I have a honeycomb mesh sheet: that I fold to make a tube like this:

I used python with mpl_toolkits.mplot3d to generate the tube.

I've got two basic problems with that:

1) As it is, the wires from the front and back overlap rendering the structure of the tube confusing. I'd like to set some degree of opacity so that I can see better the frontal hexagonal mesh without the clutter of the back mesh. 2) In the flat sheet, I set the aspect ratio to equal, but in the 3d plot it seems distorted. It might be due to the viewpoint, but I moved it around the hexagons seem too distorted, as compared with the flat version. They seem flattened along the axis of the tube, a direction with no curvature. I tried to set the 3d aspect ratio with:

fig = plt.figure(figsize=plt.figaspect(1.0)*1.5)
ax = fig.gca(projection='3d')

but it doesn't seem to work properly.

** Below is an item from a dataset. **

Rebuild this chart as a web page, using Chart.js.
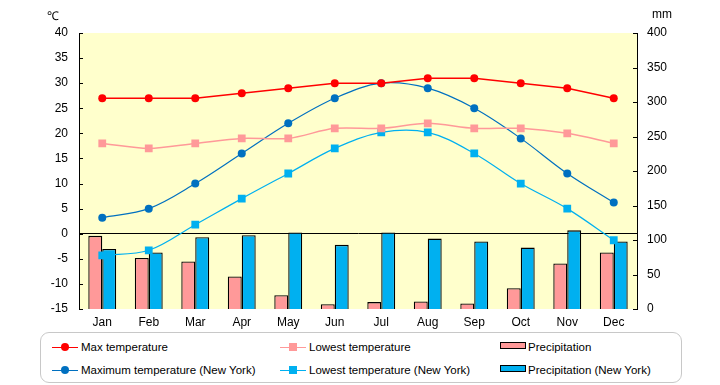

The whole code is below:

import numpy as np
from mpl_toolkits.mplot3d import Axes3D 
import matplotlib.pyplot as plt
from scipy.spatial import Delaunay
Nx = 20
Ny = 20
dx = 1.0
dy =  dx*np.sqrt(3.0)/2
# number of points
Npts = Nx*Ny 
points = np.zeros((Npts, 2))
# Initial positions
for j in range(Ny):
    x = 0
    for i in range(Nx):
        if j%2 ==0:
            points[j*Nx+i, 0] = x
            points[j*Nx+i, 1] = j*dy
            if i%2 == 1:
                x += 2*dx
            else:
                x += dx
        elif j%2 ==1:
            points[j*Nx+i, 0] = x-0.5*dx
            points[j*Nx+i, 1] = j*dy
            if i%2 == 1:
                x += dx
            else:
                x += 2*dx
# print points
# compute Delaunay tesselation
tri = Delaunay(points)


# obtain list of nearest neighbors
indices, indptr = tri.vertex_neighbor_vertices
plt.figure()
# Determine equal aspect ratio
plt.axes().set_aspect ('equal')
plt.plot (points[:, 0], points[:, 1], 'ro') 
plt.xlabel("$x$", fontsize=18)
plt.ylabel("$y$", fontsize=18)
plt.title("Hexagonal mesh sheet")
nnIndPtr = np.array([], dtype = int)
nnIndices = np.zeros(Npts+1, dtype = int)
for k in range(Npts):
    count = 0
    for i in indptr[indices[k]:indices[k+1]]:
        # distance
        dist = np.linalg.norm(points[k]-points[i])
        # print k, i, dist
        # Build nearest neighbor list pointer from Delaunay triangulation
        if dist < 1.1:
            nnIndPtr= np.append(nnIndPtr, i)
            count += 1
    nnIndices[k+1]=nnIndices[k]+count
for k in range(Npts):
    for i in nnIndPtr[nnIndices[k]:nnIndices[k+1]]:
        plt.plot([points[i, 0], points[k, 0]],[points[i, 1], points[k, 1]], "b-") 
plt.savefig('sheet.png')


#Adjusts the aspect ratio and enlarges the figure (text does not enlarge)
fig = plt.figure(figsize=plt.figaspect(1.0)*1.5) 
ax = fig.gca(projection='3d')
ax.set_axis_off()
# Fold the sheet into a tube without stretching it
s = points[:, 0]
Lx = Nx*dx
x = Lx *np.cos(2*np.pi*s/Lx)
y = Lx *np.sin(2*np.pi*s/Lx)
z = points[:, 1]
ax.scatter(x, y, z, color='r')
for k in range(Npts):
    for i in nnIndPtr[nnIndices[k]:nnIndices[k+1]]:
        ax.plot([x[i], x[k]],[y[i], y[k]], [z[i], z[k]], color='b')

ax.set_xlabel('X Label')
ax.set_ylabel('Y Label')
ax.set_zlabel('Z Label')
ax.set_title("Hexagonal mesh tube")
plt.savefig('tube.png')

plt.show()